Directive
Exactly retype the lines from the top of the data through the line containing "import plotly.graph_objects as go", leaving out every picture.

Provided material
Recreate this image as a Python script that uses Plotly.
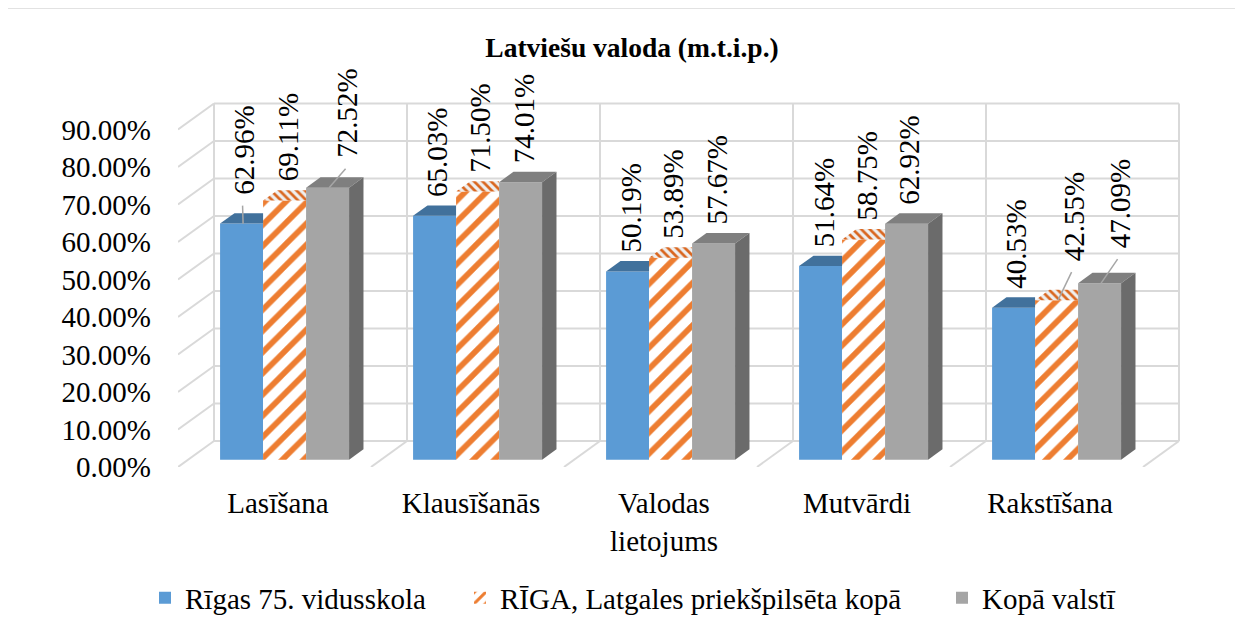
import plotly.graph_objects as go

# ---------------- data ----------------
categories = ["Lasīšana", "Klausīšanās", "Valodas<br>lietojums", "Mutvārdi", "Rakstīšana"]
series_names = ["Rīgas 75. vidusskola", "RĪGA, Latgales priekšpilsēta kopā", "Kopā valstī"]
school = [62.96, 65.03, 50.19, 51.64, 40.53]
riga = [69.11, 71.50, 53.89, 58.75, 42.55]
country = [72.52, 74.01, 57.67, 62.92, 47.09]
y_ticks = [0, 10, 20, 30, 40, 50, 60, 70, 80, 90]
y_tick_labels = ["0.00%", "10.00%", "20.00%", "30.00%", "40.00%",
                 "50.00%", "60.00%", "70.00%", "80.00%", "90.00%"]
title_text = "Latviešu valoda (m.t.i.p.)"

series = [school, riga, country]

# ---------------- geometry / style ----------------
OFF = 8                      # page body margin
W, H = 1243 - OFF, 633 - OFF
L = 178 - OFF
T = 55 - OFF
R = W - (1220 - OFF)
B = H - (467 - OFF)
PX_X = 193.0          # px per category
PX_Y = 3.75           # px per percent
XMAX = (W - L - R) / PX_X
YMAX = (H - T - B) / PX_Y
DX = 36 / PX_X        # full depth offset (x units)
DY = 26 / PX_Y        # full depth offset (y units)
Z0, Z1 = 0.28, 0.68   # bar depth range
BW = 43 / PX_X
GL = (1 - 3 * BW) / 2
FONT = "Liberation Serif, Times New Roman, Tinos, DejaVu Serif, serif"
FS = 29
GRID = "#D9D9D9"

front_colors = ["#5B9BD5", "#ED7D31", "#A5A5A5"]
top_colors = ["#41719C", "#ED7D31", "#7F7F7F"]
side_color = "#6B6B6B"

# label offsets (px): (dx, gap above top)
default_off = (3, 17)
label_off = {(0, 0): (3, 27), (2, 0): (20, 28), (1, 4): (17, 37), (2, 4): (20, 33)}

fig = go.Figure()

legend_ids = ["legend", "legend2", "legend3"]
for k, vals in enumerate(series):
    xs = [i + GL + k * BW + BW / 2 + Z0 * DX for i in range(len(categories))]
    marker = dict(color=front_colors[k], line=dict(width=0))
    if k == 1:
        marker = dict(color="#ED7D31", line=dict(width=0),
                      pattern=dict(shape="/", fgcolor="#ED7D31", bgcolor="white",
                                   fgopacity=1, fillmode="replace",
                                   size=15, solidity=0.38))
    fig.add_trace(go.Bar(x=xs, y=vals, base=[Z0 * DY] * len(vals), width=BW,
                         marker=marker, name=series_names[k], legend=legend_ids[k],
                         hoverinfo="skip"))

# tops and sides
d = (Z1 - Z0) * DX
h = (Z1 - Z0) * DY
for k, vals in enumerate(series):
    for i, v in enumerate(vals):
        xl = i + GL + k * BW + Z0 * DX
        xr = xl + BW
        t = v + Z0 * DY
        if k < 2:
            px = [xl, xr, xr, xl + d, xl]
            py = [t, t, t + h, t + h, t]
        else:
            px = [xl, xr, xr + d, xl + d, xl]
            py = [t, t, t + h, t + h, t]
        kw = dict(fillcolor=top_colors[k])
        if k == 1:
            kw = dict(fillcolor="white",
                      fillpattern=dict(shape="\\", fgcolor="#D9661F", bgcolor="#EFEFEF",
                                       fgopacity=1, fillmode="replace",
                                       size=6, solidity=0.45))
        fig.add_trace(go.Scatter(x=px, y=py, mode="lines", fill="toself",
                                 line=dict(width=0, color=top_colors[k]),
                                 showlegend=False, hoverinfo="skip", **kw))
        if k == 2:
            b = Z0 * DY
            sx = [xr, xr + d, xr + d, xr, xr]
            sy = [b, b + h, t + h, t, b]
            fig.add_trace(go.Scatter(x=sx, y=sy, mode="lines", fill="toself",
                                     fillcolor=side_color,
                                     line=dict(width=0, color=side_color),
                                     showlegend=False, hoverinfo="skip"))

shapes = []
ncat = len(categories)
# back wall horizontal gridlines + left wall diagonals
for tv in y_ticks:
    shapes.append(dict(type="line", xref="x", yref="y", x0=DX, x1=ncat + DX,
                       y0=tv + DY, y1=tv + DY, line=dict(color=GRID, width=2), layer="below"))
    shapes.append(dict(type="line", xref="x", yref="y", x0=0, x1=DX,
                       y0=tv, y1=tv + DY, line=dict(color=GRID, width=2), layer="below"))
# back wall verticals + floor diagonals
for kk in range(ncat + 1):
    shapes.append(dict(type="line", xref="x", yref="y", x0=kk + DX, x1=kk + DX,
                       y0=DY, y1=y_ticks[-1] + DY, line=dict(color=GRID, width=2), layer="below"))
    if kk > 0:
        shapes.append(dict(type="line", xref="x", yref="y", x0=kk, x1=kk + DX,
                           y0=0, y1=DY, line=dict(color=GRID, width=2), layer="below"))

# data labels
annotations = []
for k, vals in enumerate(series):
    for i, v in enumerate(vals):
        xc = i + GL + k * BW + BW / 2 + Z0 * DX
        top = v + Z0 * DY
        dxp, gap = label_off.get((k, i), default_off)
        ax = xc + dxp / PX_X
        ay = top + gap / PX_Y
        annotations.append(dict(x=ax, y=ay, xref="x", yref="y", text=f"{v:.2f}%",
                                showarrow=False, textangle=-90, xanchor="center",
                                yanchor="bottom", font=dict(family=FONT, size=FS, color="black")))
        if (k, i) in label_off:
            shapes.append(dict(type="line", xref="x", yref="y",
                               x0=xc + 1.5 / PX_X, y0=top,
                               x1=ax - 2 / PX_X, y1=ay - 9 / PX_Y,
                               line=dict(color="#A6A6A6", width=1.5), layer="above"))

# outer border (reference pixel coords)
pw = W - L - R
ph = H - T - B
bottom_px = H - B
def px2paper_x(px):
    return (px - OFF - L) / pw
def px2paper_y(py):
    return (bottom_px - (py - OFF)) / ph
shapes.append(dict(type="rect", xref="paper", yref="paper",
                   x0=px2paper_x(3), x1=px2paper_x(1239),
                   y0=px2paper_y(660), y1=px2paper_y(8),
                   line=dict(color=GRID, width=1.5), layer="below"))

leg_common = dict(orientation="h", xref="container", yref="container",
                  y=1 - (598 - OFF) / H,
                  yanchor="middle", xanchor="left", bgcolor="rgba(0,0,0,0)",
                  font=dict(family=FONT, size=FS, color="black"))

fig.update_layout(
    width=W, height=H, autosize=False,
    margin=dict(l=L, r=R, t=T, b=B, pad=0),
    plot_bgcolor="white", paper_bgcolor="white",
    barmode="overlay",
    title=dict(text=f"<b>{title_text}</b>", xref="container", x=(632 - OFF) / W,
               yref="container", y=1 - (47 - OFF) / H, xanchor="center", yanchor="middle",
               font=dict(family=FONT, size=27.5, color="black")),
    xaxis=dict(range=[0, XMAX], showgrid=False, zeroline=False, showline=False,
               tickvals=[i + 0.5 + 3.5 / PX_X for i in range(ncat)], ticktext=categories,
               ticks="", ticklabelstandoff=16,
               tickfont=dict(family=FONT, size=FS, color="black")),
    yaxis=dict(range=[0, YMAX], showgrid=False, zeroline=False, showline=False,
               tickvals=y_ticks, ticktext=y_tick_labels, ticks="", ticklabelstandoff=26,
               tickfont=dict(family=FONT, size=FS, color="black")),
    shapes=shapes,
    annotations=annotations,
    legend=dict(x=(145 - OFF) / W, **leg_common),
    legend2=dict(x=(460 - OFF) / W, **leg_common),
    legend3=dict(x=(942 - OFF) / W, **leg_common),
)

fig.write_html("out.html")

Output below
Recreate this image as a Python script that uses Plotly.
import plotly.graph_objects as go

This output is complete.